Clustering keys determine physical data layout within Snowflake’s micro-partitions. When they align with frequent predications—like those used in WHERE or JOIN clauses—query pruning becomes significantly more selective. In practice, we observe that poorly clustered tables force full scans for range queries, while smart clustering (e.g., by timestamp or region) allows the engine to exclude vast, irrelevant partitions, greatly accelerating queries.
Key advantages:
- Data locality: Similar values are grouped together, limiting partitions touched by each query.
- Query pruning: Partition metadata enables Snowflake to skip scanning entire chunks of data not needed by a given query.
- Cost control: Less data scanned means lower credit consumption and faster results, especially on tables larger than 1TB.
However, not every table benefits. Review micro-partitioning and clustering effectiveness using specific metrics, not gut feeling.
Micro-Partitions, Metadata, and Automatic Clustering
At Snowflake’s core are immutable, columnar micro-partitions, each tagged with min/max values and null counts for every column. This enables rapid metadata filtering. By default, partitioning happens by load order, which is rarely optimal for access patterns over time.
Clustering keys give you explicit control. They set rules for sorting within micro-partitions based on one or more columns—often dramatically improving scan selectivity. The built-in Automatic Clustering service then reorganizes data as needed, with compute credits charged per re-clustering operation.
Best-in-class performance comes from:
- Monitoring partition sizes (ideally 16MB) and change frequency.
- Regularly reviewing how well clustering aligns with actual query predicates.
- Adjusting keys in response to workload or schema changes, as recommended by automated tools and query logs.
For queries that require pinpoint lookup for a small set of records, consider supplementing or replacing clustering with Snowflake’s Search Optimization Service for even higher performance on highly selective queries.
Key Health Metrics: Clustering Depth, Overlap, and PARTITIONS_SCANNED
A disciplined clustering strategy relies on measurable indicators:
- Clustering Depth: Measures how efficiently data is clustered with respect to the key—lower depth means fewer partitions must be read for common queries. Use SYSTEM$CLUSTERING_INFORMATION to access this value.

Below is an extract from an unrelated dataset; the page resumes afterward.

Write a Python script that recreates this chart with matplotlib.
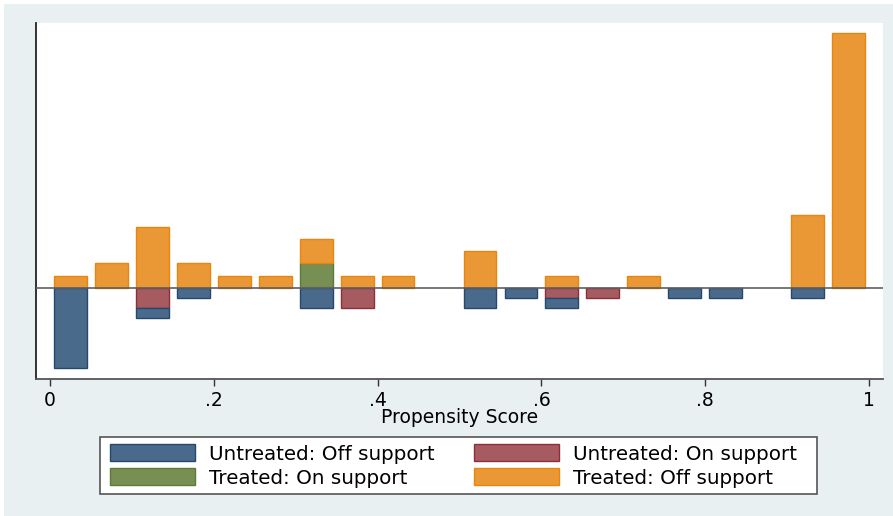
import numpy as np
import matplotlib
matplotlib.use("Agg")
import matplotlib.pyplot as plt
from matplotlib.patches import Patch, Rectangle

# propensity score bins (width .05), bar centres
bin_centers = [0.025, 0.075, 0.125, 0.175, 0.225, 0.275, 0.325, 0.375, 0.425, 0.475,
               0.525, 0.575, 0.625, 0.675, 0.725, 0.775, 0.825, 0.875, 0.925, 0.975]

# counts per bin
treated_on = [0, 0, 0, 0, 0, 0, 2, 0, 0, 0, 0, 0, 0, 0, 0, 0, 0, 0, 0, 0]
treated_off = [1, 2, 5, 2, 1, 1, 2, 1, 1, 0, 3, 0, 1, 0, 1, 0, 0, 0, 6, 21]
untreated_on = [0, 0, 2, 0, 0, 0, 0, 2, 0, 0, 0, 0, 1, 1, 0, 0, 0, 0, 0, 0]
untreated_off = [8, 0, 1, 1, 0, 0, 2, 0, 0, 0, 2, 1, 1, 0, 0, 1, 1, 0, 1, 0]

# untreated bars are drawn on a smaller scale than treated ones
untreated_scale = 0.823

xticks = [0, 0.2, 0.4, 0.6, 0.8, 1]
xtick_labels = ["0", ".2", ".4", ".6", ".8", "1"]

labels = ["Untreated: Off support", "Untreated: On support",
          "Treated: On support", "Treated: Off support"]

c_blue, e_blue = "#4a6a8b", "#24486e"
c_red, e_red = "#a65b60", "#8c2f3b"
c_green, e_green = "#778f52", "#5d7a3a"
c_orange, e_orange = "#ea9835", "#e8850f"

plt.rcParams["font.family"] = ["DejaVu Sans"]

fig = plt.figure(figsize=(8.93, 5.16), dpi=100, facecolor="white")
# light bluish graph region (white strip left and top)
fig.patches.append(Rectangle((4 / 893, 0), 1, 512 / 516, transform=fig.transFigure,
                             facecolor="#e8f0f2", edgecolor="none", zorder=-10))

ax = fig.add_axes([36 / 893, 137 / 516, 847 / 893, 356 / 516])
ax.set_facecolor("white")

x = np.array(bin_centers)
t_on = np.array(treated_on, dtype=float)
t_off = np.array(treated_off, dtype=float)
u_on = -np.array(untreated_on, dtype=float) * untreated_scale
u_off = -np.array(untreated_off, dtype=float) * untreated_scale

w = 0.04
def bars(height, bottom, fc, ec):
    m = height != 0
    ax.bar(x[m], height[m], w, bottom=bottom[m], color=fc, edgecolor=ec,
           linewidth=1, zorder=2)

zero = np.zeros_like(x)
bars(t_on, zero, c_green, e_green)
bars(t_off, t_on, c_orange, e_orange)
bars(u_on, zero, c_red, e_red)
bars(u_off, u_on, c_blue, e_blue)

ax.axhline(0, color="#606060", linewidth=1.2, zorder=3)

ax.set_xlim(-0.0171, 1.0171)
ax.set_ylim(-7.51, 21.79)
ax.set_yticks([])
ax.set_xticks(xticks)
ax.set_xticklabels(xtick_labels, fontsize=13.5)
ax.tick_params(axis="x", direction="out", length=5, width=1, color="#333333", pad=4)
ax.set_xlabel("Propensity Score", fontsize=13.5, labelpad=-2)

for s in ["top", "right"]:
    ax.spines[s].set_visible(False)
ax.spines["left"].set_color("#222222")
ax.spines["left"].set_linewidth(1.3)
ax.spines["bottom"].set_color("#555555")
ax.spines["bottom"].set_linewidth(1.3)

# legend box
fig.patches.append(Rectangle((100 / 893, 1 - 494 / 516), 717 / 893, 57 / 516,
                             transform=fig.transFigure, facecolor="white",
                             edgecolor="#555555", linewidth=1.2, zorder=1))

handles = {
    "Untreated: Off support": Patch(facecolor=c_blue, edgecolor=e_blue),
    "Untreated: On support": Patch(facecolor=c_red, edgecolor=e_red),
    "Treated: On support": Patch(facecolor=c_green, edgecolor=e_green),
    "Treated: Off support": Patch(facecolor=c_orange, edgecolor=e_orange),
}
# legend fills column by column, so reorder to get the rows right
order = [labels[0], labels[2], labels[1], labels[3]]
leg = fig.legend([handles[k] for k in order], order, ncol=2, loc="center left",
                 bbox_to_anchor=(110 / 893, 1 - 466 / 516), frameon=False,
                 fontsize=14.3, handlelength=4.28, handleheight=0.9,
                 handletextpad=0.7, labelspacing=0.25, borderpad=0,
                 borderaxespad=0, columnspacing=2.0)
leg.set_zorder(2)

fig.savefig("out.png", dpi=100, facecolor="white")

- Overlap: High overlap signals your clustering key is not ideal, as the same value is scattered over many partitions. This often happens if cardinality is too high or too low for the workload.
- PARTITIONS_SCANNED: Track in the query profiler before and after clustering. A sharp drop confirms effective pruning and credit savings.
We recommend ongoing monitoring, especially after key changes, schema adjustments, or evolving workloads. Use these stats to build quantifiable business cases and justify every clustering investment.